### [REQUEST]
The line holding "s.set_linewidth(1.8)" is the last one to output; start at the first line of the data, keep every line in between exactly, and leave out pictures.

### [DATA SHOWN]
★ ★ ★

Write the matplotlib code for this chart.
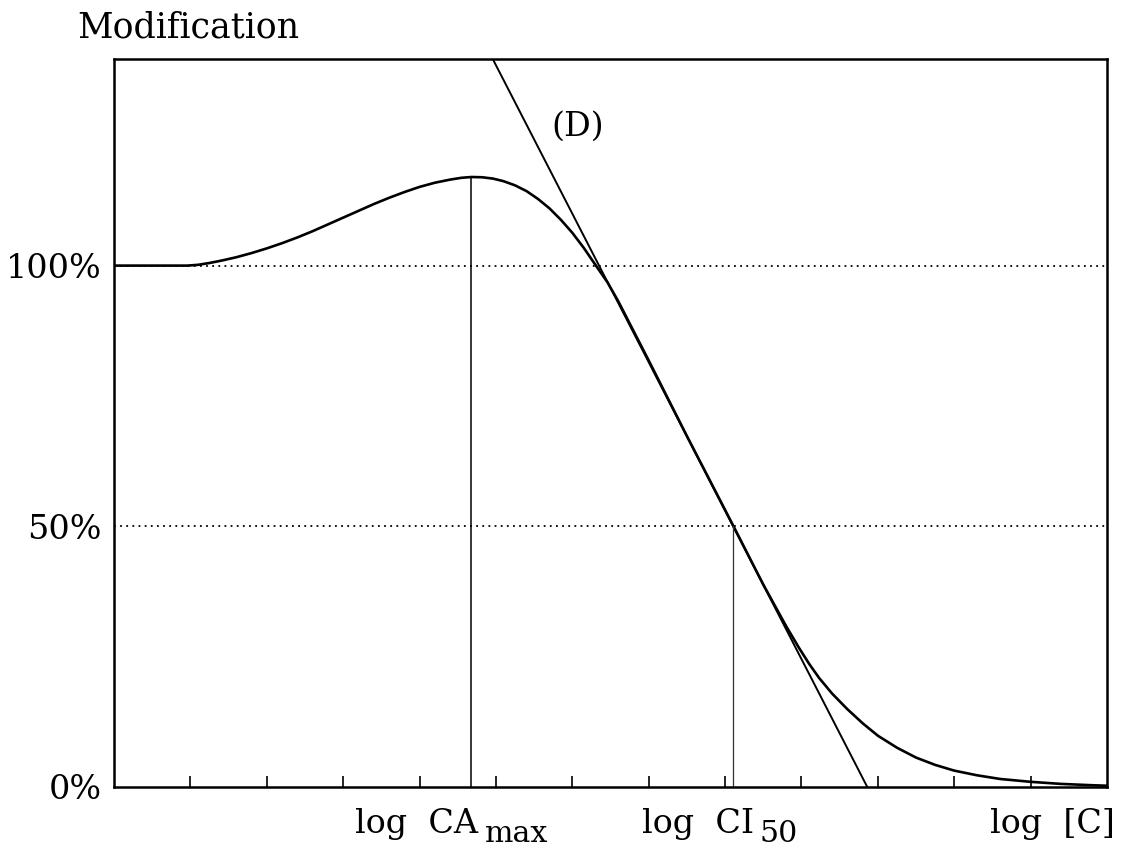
import matplotlib
matplotlib.use("Agg")
import matplotlib.pyplot as plt
from matplotlib.transforms import blended_transform_factory

# response curve (x in tick units, y in %)
curve_x = [0.0, 0.5, 0.96, 1.1, 1.25, 1.42, 1.6, 1.8, 2.0, 2.2, 2.4, 2.6, 2.8, 3.0, 3.2,
           3.4, 3.6, 3.8, 4.0, 4.2, 4.4, 4.55, 4.68, 4.82, 4.96, 5.1, 5.25, 5.4, 5.55,
           5.7, 5.85, 6.0, 6.15, 6.3, 6.46, 6.6, 6.8, 7.0, 7.5, 8.11, 8.5, 8.8, 8.97,
           9.1, 9.23, 9.4, 9.6, 9.8, 10.0, 10.25, 10.5, 10.75, 11.0, 11.3, 11.6, 12.0,
           12.4, 12.8, 13.0]
curve_y = [100.0, 100.0, 100.0, 100.15, 100.5, 101.0, 101.6, 102.4, 103.3, 104.3, 105.4,
           106.6, 107.9, 109.2, 110.5, 111.8, 113.0, 114.1, 115.1, 115.9, 116.5, 116.85,
           117.0, 116.95, 116.7, 116.2, 115.4, 114.3, 112.8, 111.0, 108.8, 106.3, 103.4,
           100.2, 96.8, 93.2, 87.5, 81.8, 67.3, 50.0, 38.8, 30.8, 26.6, 23.6, 20.9, 17.9,
           14.9, 12.2, 9.8, 7.5, 5.6, 4.2, 3.1, 2.2, 1.5, 0.95, 0.55, 0.3, 0.2]

# tangent line (D)
d_x = [4.96, 9.86]
d_y = [139.6, 0.0]

ca_max_x, ca_max_y = 4.68, 117.0
ci50_x, ci50_y = 8.11, 50.0

ref_levels = [100, 50]
ytick_vals = [0, 50, 100]
ytick_labels = ["0%", "50%", "100%"]
xtick_vals = list(range(1, 13))

SERIF = "DejaVu Serif"
FS = 24

fig = plt.figure(figsize=(11.24, 8.46), dpi=100)
ax = fig.add_axes([0.1014, 0.070, 0.8835, 0.860])
ax.set_xlim(0, 13)
ax.set_ylim(0, 139.6)

for lvl in ref_levels:
    ax.plot([0, 13], [lvl, lvl], color="black", lw=1.3, linestyle=(0, (1, 2.4)))

ax.plot(curve_x, curve_y, color="black", lw=1.9, solid_joinstyle="round")
ax.plot(d_x, d_y, color="black", lw=1.4)
ax.plot([ca_max_x, ca_max_x], [0, ca_max_y], color="black", lw=1.1)
ax.plot([ci50_x, ci50_x], [0, ci50_y], color="#333333", lw=0.9)

for s in ax.spines.values():
    s.set_linewidth(1.8)

ax.set_xticks(xtick_vals)
ax.set_xticklabels([])
ax.tick_params(axis="x", direction="in", length=8, width=1.2)
ax.set_yticks(ytick_vals)
ax.set_yticklabels(ytick_labels, fontfamily=SERIF, fontsize=FS)
ax.tick_params(axis="y", length=0, pad=9)

ax.text(6.07, 126.6, "(D)", fontfamily=SERIF, fontsize=FS, ha="center", va="center")

fig.text(77 / 1124, 1 - 38 / 846, "Modification", fontfamily=SERIF, fontsize=FS + 1,
         ha="left", va="baseline")

# x-axis labels: data x, figure y
tr = blended_transform_factory(ax.transData, fig.transFigure)
base = 1 - 833 / 846
sub = 1 - 842 / 846
ax.text(3.16, base, "log  CA", transform=tr, fontfamily=SERIF, fontsize=FS,
        ha="left", va="baseline", clip_on=False)
ax.text(4.86, sub, "max", transform=tr, fontfamily=SERIF, fontsize=FS * 0.9,
        ha="left", va="baseline", clip_on=False)
ax.text(6.91, base, "log  CI", transform=tr, fontfamily=SERIF, fontsize=FS,
        ha="left", va="baseline", clip_on=False)
ax.text(8.45, sub, "50", transform=tr, fontfamily=SERIF, fontsize=FS * 0.9,
        ha="left", va="baseline", clip_on=False)
ax.text(13.1, base, "log  [C]", transform=tr, fontfamily=SERIF, fontsize=FS,
        ha="right", va="baseline", clip_on=False)

fig.savefig("out.png", dpi=100)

★ ★ ★

### [ANSWER IN FULL]
Write the matplotlib code for this chart.
import matplotlib
matplotlib.use("Agg")
import matplotlib.pyplot as plt
from matplotlib.transforms import blended_transform_factory

# response curve (x in tick units, y in %)
curve_x = [0.0, 0.5, 0.96, 1.1, 1.25, 1.42, 1.6, 1.8, 2.0, 2.2, 2.4, 2.6, 2.8, 3.0, 3.2,
           3.4, 3.6, 3.8, 4.0, 4.2, 4.4, 4.55, 4.68, 4.82, 4.96, 5.1, 5.25, 5.4, 5.55,
           5.7, 5.85, 6.0, 6.15, 6.3, 6.46, 6.6, 6.8, 7.0, 7.5, 8.11, 8.5, 8.8, 8.97,
           9.1, 9.23, 9.4, 9.6, 9.8, 10.0, 10.25, 10.5, 10.75, 11.0, 11.3, 11.6, 12.0,
           12.4, 12.8, 13.0]
curve_y = [100.0, 100.0, 100.0, 100.15, 100.5, 101.0, 101.6, 102.4, 103.3, 104.3, 105.4,
           106.6, 107.9, 109.2, 110.5, 111.8, 113.0, 114.1, 115.1, 115.9, 116.5, 116.85,
           117.0, 116.95, 116.7, 116.2, 115.4, 114.3, 112.8, 111.0, 108.8, 106.3, 103.4,
           100.2, 96.8, 93.2, 87.5, 81.8, 67.3, 50.0, 38.8, 30.8, 26.6, 23.6, 20.9, 17.9,
           14.9, 12.2, 9.8, 7.5, 5.6, 4.2, 3.1, 2.2, 1.5, 0.95, 0.55, 0.3, 0.2]

# tangent line (D)
d_x = [4.96, 9.86]
d_y = [139.6, 0.0]

ca_max_x, ca_max_y = 4.68, 117.0
ci50_x, ci50_y = 8.11, 50.0

ref_levels = [100, 50]
ytick_vals = [0, 50, 100]
ytick_labels = ["0%", "50%", "100%"]
xtick_vals = list(range(1, 13))

SERIF = "DejaVu Serif"
FS = 24

fig = plt.figure(figsize=(11.24, 8.46), dpi=100)
ax = fig.add_axes([0.1014, 0.070, 0.8835, 0.860])
ax.set_xlim(0, 13)
ax.set_ylim(0, 139.6)

for lvl in ref_levels:
    ax.plot([0, 13], [lvl, lvl], color="black", lw=1.3, linestyle=(0, (1, 2.4)))

ax.plot(curve_x, curve_y, color="black", lw=1.9, solid_joinstyle="round")
ax.plot(d_x, d_y, color="black", lw=1.4)
ax.plot([ca_max_x, ca_max_x], [0, ca_max_y], color="black", lw=1.1)
ax.plot([ci50_x, ci50_x], [0, ci50_y], color="#333333", lw=0.9)

for s in ax.spines.values():
    s.set_linewidth(1.8)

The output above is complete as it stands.